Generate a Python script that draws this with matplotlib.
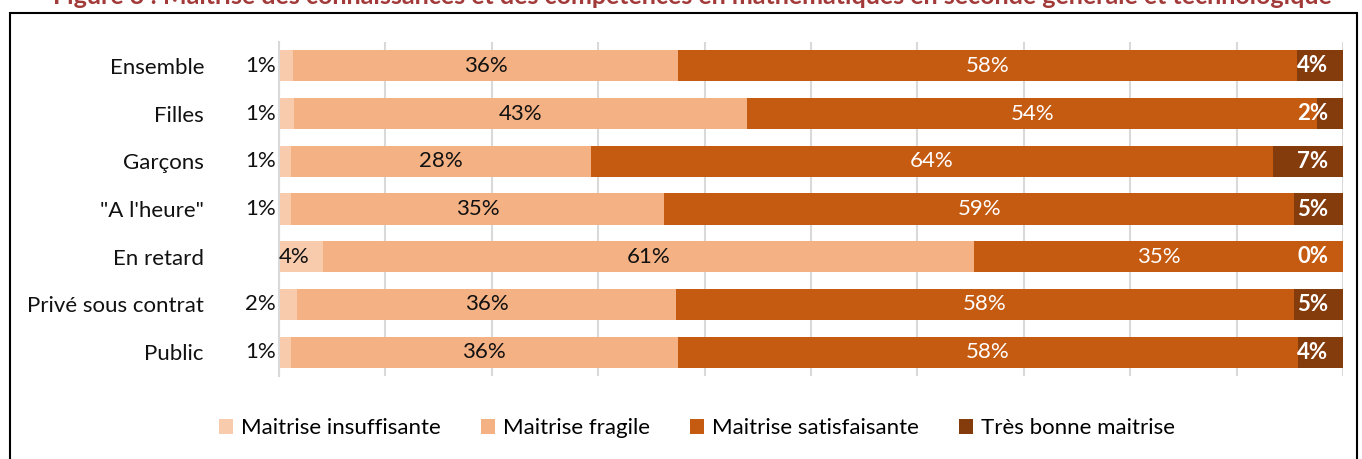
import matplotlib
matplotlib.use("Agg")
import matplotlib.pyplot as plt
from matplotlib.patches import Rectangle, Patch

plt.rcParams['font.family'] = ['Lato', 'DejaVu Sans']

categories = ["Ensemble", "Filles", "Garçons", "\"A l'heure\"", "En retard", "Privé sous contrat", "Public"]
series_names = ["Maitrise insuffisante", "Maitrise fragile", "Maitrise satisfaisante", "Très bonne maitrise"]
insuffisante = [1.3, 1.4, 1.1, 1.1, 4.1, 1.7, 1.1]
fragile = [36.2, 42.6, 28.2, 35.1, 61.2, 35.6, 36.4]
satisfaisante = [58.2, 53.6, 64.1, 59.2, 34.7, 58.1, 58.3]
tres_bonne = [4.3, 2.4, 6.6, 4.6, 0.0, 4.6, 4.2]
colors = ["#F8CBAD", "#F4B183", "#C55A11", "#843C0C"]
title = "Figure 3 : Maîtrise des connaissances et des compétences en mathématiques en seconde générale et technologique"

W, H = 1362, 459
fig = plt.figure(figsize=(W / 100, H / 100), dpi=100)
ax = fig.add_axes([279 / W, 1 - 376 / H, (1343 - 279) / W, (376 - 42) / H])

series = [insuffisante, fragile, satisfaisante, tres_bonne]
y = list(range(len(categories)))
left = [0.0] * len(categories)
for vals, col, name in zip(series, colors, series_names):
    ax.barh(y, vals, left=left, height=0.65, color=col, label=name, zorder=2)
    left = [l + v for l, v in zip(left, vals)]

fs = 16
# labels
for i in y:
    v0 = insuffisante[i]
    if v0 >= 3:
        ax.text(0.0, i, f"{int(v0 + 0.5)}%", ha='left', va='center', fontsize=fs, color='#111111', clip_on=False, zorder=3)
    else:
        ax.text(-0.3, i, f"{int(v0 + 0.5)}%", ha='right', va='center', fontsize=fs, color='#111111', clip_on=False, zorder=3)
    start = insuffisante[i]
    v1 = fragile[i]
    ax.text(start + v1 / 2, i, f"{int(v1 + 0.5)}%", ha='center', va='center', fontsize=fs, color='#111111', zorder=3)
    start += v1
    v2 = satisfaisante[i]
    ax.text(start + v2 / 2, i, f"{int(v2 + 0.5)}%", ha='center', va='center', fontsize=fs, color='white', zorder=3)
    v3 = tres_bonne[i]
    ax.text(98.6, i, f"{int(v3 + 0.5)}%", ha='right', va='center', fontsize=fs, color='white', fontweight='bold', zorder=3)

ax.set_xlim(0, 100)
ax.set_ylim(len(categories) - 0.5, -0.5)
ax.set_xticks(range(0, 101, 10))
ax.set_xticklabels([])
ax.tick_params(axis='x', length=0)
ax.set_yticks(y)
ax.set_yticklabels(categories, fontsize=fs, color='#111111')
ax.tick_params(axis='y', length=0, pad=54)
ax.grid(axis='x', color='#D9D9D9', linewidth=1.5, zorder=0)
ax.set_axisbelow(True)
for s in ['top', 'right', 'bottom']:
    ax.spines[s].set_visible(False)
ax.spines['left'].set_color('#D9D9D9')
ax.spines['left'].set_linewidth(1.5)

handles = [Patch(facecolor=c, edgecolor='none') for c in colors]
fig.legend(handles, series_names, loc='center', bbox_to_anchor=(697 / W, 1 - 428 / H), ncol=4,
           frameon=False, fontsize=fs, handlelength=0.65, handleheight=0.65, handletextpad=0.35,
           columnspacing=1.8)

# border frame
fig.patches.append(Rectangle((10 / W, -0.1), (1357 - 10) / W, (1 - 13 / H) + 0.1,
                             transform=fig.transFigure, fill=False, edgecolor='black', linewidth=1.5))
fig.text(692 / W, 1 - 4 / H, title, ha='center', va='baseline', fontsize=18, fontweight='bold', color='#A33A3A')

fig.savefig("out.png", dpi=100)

* * * *

| Task requirements |
From the top of the listing above, repeat each line exactly until you reach the line containing "ax = fig.add_axes([279", and repeat that one too. Leave the pictures out.

| Task result |
Generate a Python script that draws this with matplotlib.
import matplotlib
matplotlib.use("Agg")
import matplotlib.pyplot as plt
from matplotlib.patches import Rectangle, Patch

plt.rcParams['font.family'] = ['Lato', 'DejaVu Sans']

categories = ["Ensemble", "Filles", "Garçons", "\"A l'heure\"", "En retard", "Privé sous contrat", "Public"]
series_names = ["Maitrise insuffisante", "Maitrise fragile", "Maitrise satisfaisante", "Très bonne maitrise"]
insuffisante = [1.3, 1.4, 1.1, 1.1, 4.1, 1.7, 1.1]
fragile = [36.2, 42.6, 28.2, 35.1, 61.2, 35.6, 36.4]
satisfaisante = [58.2, 53.6, 64.1, 59.2, 34.7, 58.1, 58.3]
tres_bonne = [4.3, 2.4, 6.6, 4.6, 0.0, 4.6, 4.2]
colors = ["#F8CBAD", "#F4B183", "#C55A11", "#843C0C"]
title = "Figure 3 : Maîtrise des connaissances et des compétences en mathématiques en seconde générale et technologique"

W, H = 1362, 459
fig = plt.figure(figsize=(W / 100, H / 100), dpi=100)
ax = fig.add_axes([279 / W, 1 - 376 / H, (1343 - 279) / W, (376 - 42) / H])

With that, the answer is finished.